**Information given**

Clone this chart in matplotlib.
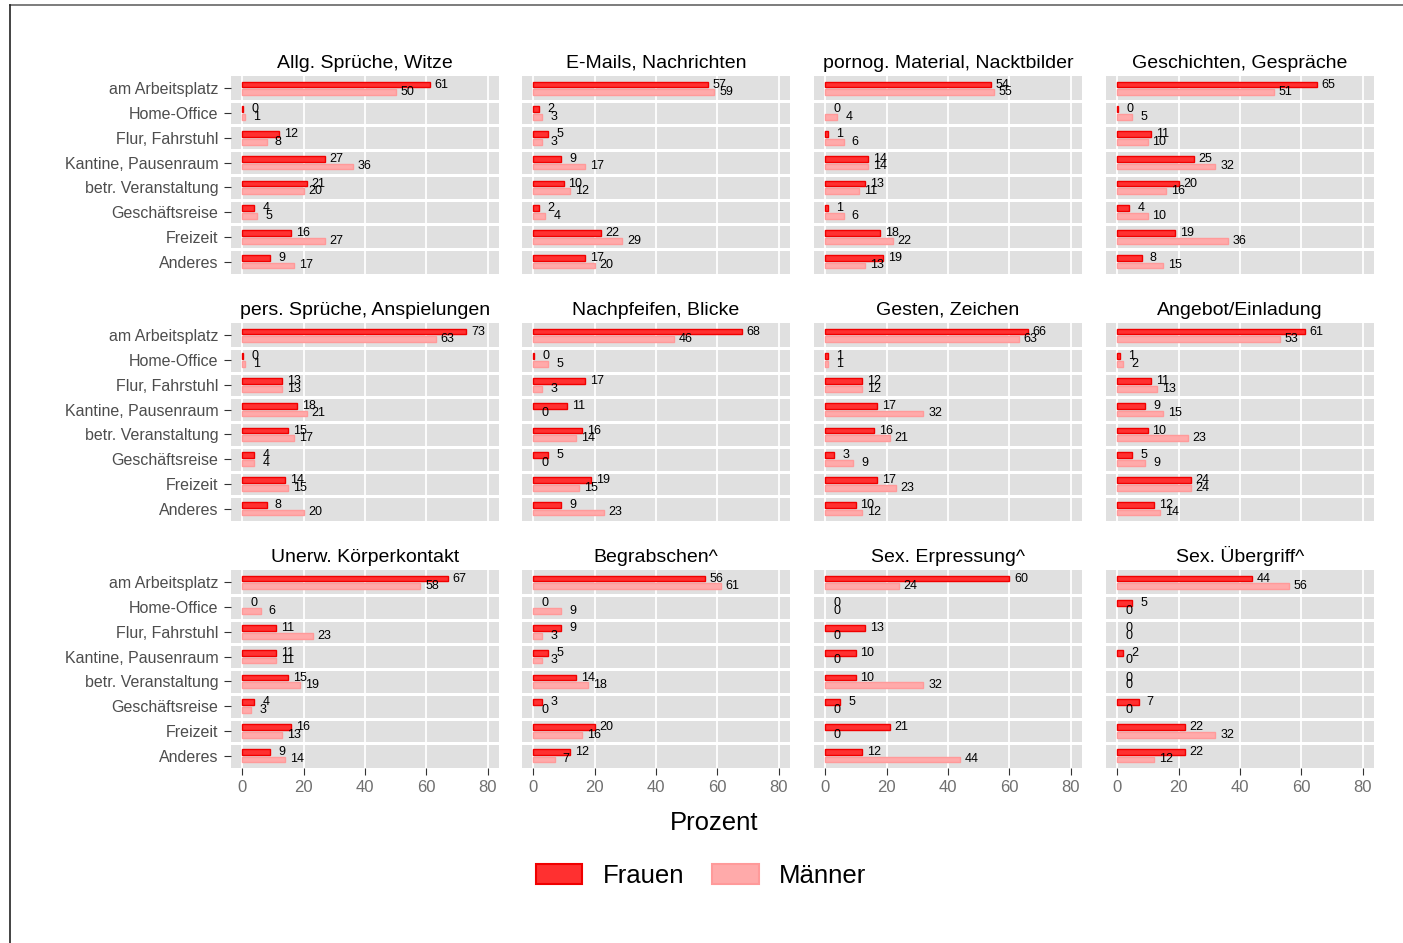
"""Belästigung nach Ort: 12 Facetten, Frauen vs. Männer (Prozent)."""

import matplotlib

matplotlib.use("Agg")
import matplotlib.pyplot as plt
import numpy as np
from matplotlib.lines import Line2D
from matplotlib.patches import Patch

plt.rcParams["font.family"] = ["Liberation Sans", "DejaVu Sans"]

orte = ["am Arbeitsplatz", "Home-Office", "Flur, Fahrstuhl", "Kantine, Pausenraum",
        "betr. Veranstaltung", "Geschäftsreise", "Freizeit", "Anderes"]

titel = ["Allg. Sprüche, Witze", "E-Mails, Nachrichten", "pornog. Material, Nacktbilder",
         "Geschichten, Gespräche", "pers. Sprüche, Anspielungen", "Nachpfeifen, Blicke",
         "Gesten, Zeichen", "Angebot/Einladung", "Unerw. Körperkontakt", "Begrabschen^",
         "Sex. Erpressung^", "Sex. Übergriff^"]

# Werte < 0.5 werden als "0" beschriftet, zeigen aber einen schmalen Balken
frauen = [
    [61, 0.4, 12, 27, 21, 4, 16, 9],
    [57, 2, 5, 9, 10, 2, 22, 17],
    [54, 0, 1, 14, 13, 1, 18, 19],
    [65, 0.4, 11, 25, 20, 4, 19, 8],
    [73, 0.4, 13, 18, 15, 4, 14, 8],
    [68, 0.4, 17, 11, 16, 5, 19, 9],
    [66, 1, 12, 17, 16, 3, 17, 10],
    [61, 1, 11, 9, 10, 5, 24, 12],
    [67, 0, 11, 11, 15, 4, 16, 9],
    [56, 0, 9, 5, 14, 3, 20, 12],
    [60, 0, 13, 10, 10, 5, 21, 12],
    [44, 5, 0, 2, 0, 7, 22, 22],
]

maenner = [
    [50, 1, 8, 36, 20, 5, 27, 17],
    [59, 3, 3, 17, 12, 4, 29, 20],
    [55, 4, 6, 14, 11, 6, 22, 13],
    [51, 5, 10, 32, 16, 10, 36, 15],
    [63, 1, 13, 21, 17, 4, 15, 20],
    [46, 5, 3, 0, 14, 0, 15, 23],
    [63, 1, 12, 32, 21, 9, 23, 12],
    [53, 2, 13, 15, 23, 9, 24, 14],
    [58, 6, 23, 11, 19, 3, 13, 14],
    [61, 9, 3, 3, 18, 0, 16, 7],
    [24, 0, 0, 0, 32, 0, 0, 44],
    [56, 0, 0, 0, 0, 0, 32, 12],
]

x_ticks = [0, 20, 40, 60, 80]

W, H = 1403, 943
F_FILL, F_EDGE = "#ff3030", "#f00000"
M_FILL, M_EDGE = "#ffaaaa", "#ff9a9a"
BG = "#e0e0e0"

col_x = [231, 522, 814, 1106]
row_y = [76, 323, 570]
pw, ph = 268, 198


def draw_panel(ax, title, f_vals, m_vals, first_col, last_row):
    y = np.arange(len(orte))
    off, h = 0.155, 0.23
    ax.set_facecolor(BG)
    for s in ax.spines.values():
        s.set_visible(False)
    ax.set_xlim(-3.6, 83.6)
    ax.set_ylim(len(orte) - 0.5, -0.5)
    for xv in x_ticks:
        ax.axvline(xv, color="white", lw=1.3, zorder=1)
    for b in np.arange(0.5, len(orte) - 0.5, 1):
        ax.axhline(b, color="white", lw=2.2, zorder=3)
    f_lw = [1.0 if v > 0 else 0 for v in f_vals]
    m_lw = [1.0 if v > 0 else 0 for v in m_vals]
    ax.barh(y - off, f_vals, height=h, color=F_FILL, edgecolor=F_EDGE, lw=f_lw, zorder=2)
    ax.barh(y + off, m_vals, height=h, color=M_FILL, edgecolor=M_EDGE, lw=m_lw, zorder=2)
    # Beschriftungen überlappen bei ähnlichen Werten wie im Original
    for i, (fv, mv) in enumerate(zip(f_vals, m_vals)):
        ax.text(fv + 3.8, i - off, f"{fv:.0f}", ha="center", va="center", fontsize=9, zorder=4)
        ax.text(mv + 3.8, i + off, f"{mv:.0f}", ha="center", va="center", fontsize=9, zorder=4)
    ax.set_title(title, fontsize=14, pad=6)
    ax.set_yticks(y)
    if first_col:
        ax.set_yticklabels(orte, fontsize=11.5, color="#4d4d4d")
        ax.tick_params(axis="y", length=5, width=0.8, color="#333333", pad=4)
    else:
        ax.set_yticklabels([])
        ax.tick_params(axis="y", length=0)
    ax.set_xticks(x_ticks)
    if last_row:
        ax.set_xticklabels([str(v) for v in x_ticks], fontsize=12, color="#707070")
        ax.tick_params(axis="x", length=5, width=0.8, color="#333333", pad=4)
    else:
        ax.set_xticklabels([])
        ax.tick_params(axis="x", length=0)


def main():
    fig = plt.figure(figsize=(W / 100, H / 100), dpi=100)
    for k in range(len(titel)):
        r, c = divmod(k, 4)
        ax = fig.add_axes([col_x[c] / W, 1 - (row_y[r] + ph) / H, pw / W, ph / H])
        draw_panel(ax, titel[k], frauen[k], maenner[k], c == 0, r == 2)

    fig.text(714 / W, 1 - 823 / H, "Prozent", ha="center", va="center", fontsize=18.5)

    handles = [Patch(facecolor=F_FILL, edgecolor=F_EDGE, lw=1.5, label="Frauen"),
               Patch(facecolor=M_FILL, edgecolor=M_EDGE, lw=1.5, label="Männer")]
    fig.legend(handles=handles, loc="center", bbox_to_anchor=(701 / W, 1 - 876 / H),
               ncol=2, frameon=False, fontsize=18.5, handlelength=1.8, handleheight=0.8,
               handletextpad=0.8, columnspacing=1.1)

    # Rahmen oben und links
    fig.add_artist(Line2D([10 / W, 1], [1 - 5 / H, 1 - 5 / H], transform=fig.transFigure,
                          color="#666666", lw=1.2))
    fig.add_artist(Line2D([10 / W, 10 / W], [0, 1 - 5 / H], transform=fig.transFigure,
                          color="#222222", lw=1.2))

    fig.savefig("out.png", dpi=100)
    plt.close(fig)


if __name__ == "__main__":
    main()
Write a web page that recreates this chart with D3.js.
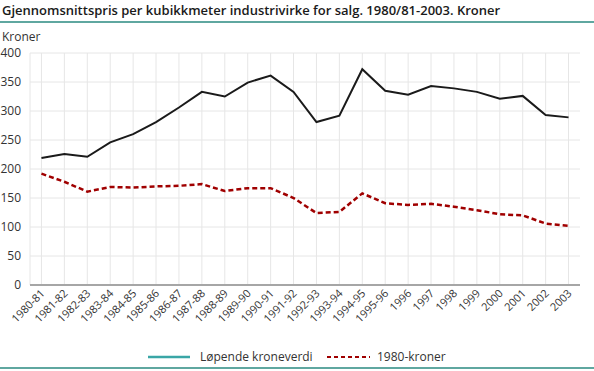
<!DOCTYPE html>
<html lang="no">
<head>
    <meta charset="UTF-8">
    <title>Gjennomsnittspris per kubikkmeter industrivirke</title>
    <script src="https://d3js.org/d3.v7.min.js"></script>
    <style>
        body { margin: 0; background: #fff; }
        svg { display: block; font-family: "Open Sans", "DejaVu Sans", sans-serif; }
        .grid line { stroke: #e6e6e6; stroke-width: 1; }
        .tick-label { fill: #333; font-size: 12px; }
    </style>
</head>
<body>
    <svg width="594" height="371"></svg>

    <script>
        // data
        const years = ["1980-81", "1981-82", "1982-83", "1983-84", "1984-85", "1985-86",
            "1986-87", "1987-88", "1988-89", "1989-90", "1990-91", "1991-92", "1992-93",
            "1993-94", "1994-95", "1995-96", "1996", "1997", "1998", "1999", "2000",
            "2001", "2002", "2003"];
        const lopende = [219, 226, 221, 246, 260, 281, 306, 333, 325, 349, 361, 333, 281,
            292, 372, 335, 328, 343, 339, 333, 321, 326, 293, 289];
        const kroner1980 = [192, 178, 161, 169, 168, 170, 171, 174, 162, 167, 167, 150, 124,
            126, 158, 141, 138, 140, 135, 129, 122, 120, 106, 102];
        const yTicks = [0, 50, 100, 150, 200, 250, 300, 350, 400];
        const seriesNames = ["Løpende kroneverdi", "1980-kroner"];

        const svg = d3.select("svg");
        const plotL = 30, plotR = 580, plotT = 53, plotB = 285;

        const x = d3.scaleBand().domain(years).range([plotL, plotR]);
        const cx = d => x(d) + x.bandwidth() / 2;
        const y = d3.scaleLinear().domain([0, 400]).range([plotB, plotT]);

        // title + rules
        svg.append("text")
            .attr("x", 2).attr("y", 15)
            .style("font-size", "13px").style("font-weight", "600")
            .attr("fill", "#1a1a1a")
            .text("Gjennomsnittspris per kubikkmeter industrivirke for salg. 1980/81-2003. Kroner");
        svg.append("line").attr("x1", 0).attr("x2", 594).attr("y1", 22).attr("y2", 22)
            .attr("stroke", "#2a8a80").attr("stroke-width", 1.5);
        svg.append("line").attr("x1", 0).attr("x2", 594).attr("y1", 368).attr("y2", 368)
            .attr("stroke", "#2a8a80").attr("stroke-width", 1.5);

        svg.append("text").attr("class", "tick-label")
            .attr("x", 2).attr("y", 41).text("Kroner");

        // grid
        const grid = svg.append("g").attr("class", "grid");
        grid.selectAll(".h").data(yTicks.filter(d => d > 0)).enter().append("line")
            .attr("x1", plotL).attr("x2", plotR)
            .attr("y1", d => y(d)).attr("y2", d => y(d));
        grid.selectAll(".v").data(years).enter().append("line")
            .attr("x1", d => cx(d)).attr("x2", d => cx(d))
            .attr("y1", plotT).attr("y2", plotB);
        grid.append("line").attr("x1", plotL).attr("x2", plotL).attr("y1", plotT).attr("y2", plotB);

        // y labels
        svg.selectAll(".ylab").data(yTicks).enter().append("text")
            .attr("class", "tick-label")
            .attr("x", 21).attr("y", d => y(d) + 4)
            .attr("text-anchor", "end")
            .text(d => d);

        // x axis
        svg.append("line").attr("x1", plotL).attr("x2", plotR)
            .attr("y1", plotB).attr("y2", plotB)
            .attr("stroke", "#a6a6a6").attr("stroke-width", 2);
        svg.selectAll(".xlab").data(years).enter().append("text")
            .attr("class", "tick-label")
            .style("font-size", "11px")
            .attr("text-anchor", "end")
            .attr("transform", d => "translate(" + (cx(d) + 4) + "," + (plotB + 9) + ") rotate(-45)")
            .text(d => d);

        // lines
        const line = d3.line().x((d, i) => cx(years[i])).y(d => y(d));
        svg.append("path").datum(lopende)
            .attr("d", line).attr("fill", "none")
            .attr("stroke", "#1a1a1a").attr("stroke-width", 2);
        svg.append("path").datum(kroner1980)
            .attr("d", line).attr("fill", "none")
            .attr("stroke", "#a00000").attr("stroke-width", 2.5)
            .attr("stroke-dasharray", "5,3");

        // legend
        const lg = svg.append("g");
        lg.append("line").attr("x1", 148).attr("x2", 190).attr("y1", 357).attr("y2", 357)
            .attr("stroke", "#3aa6a6").attr("stroke-width", 2.5);
        lg.append("text").attr("class", "tick-label").attr("x", 200).attr("y", 361).text(seriesNames[0]);
        lg.append("line").attr("x1", 327).attr("x2", 370).attr("y1", 357).attr("y2", 357)
            .attr("stroke", "#a00000").attr("stroke-width", 2).attr("stroke-dasharray", "4,3");
        lg.append("text").attr("class", "tick-label").attr("x", 377).attr("y", 361).text(seriesNames[1]);
    </script>
</body>
</html>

**Written exercise**
For the entries shown above, give the number of lines that include the word "matplotlib", without any other text.

**Answer to the exercise**
6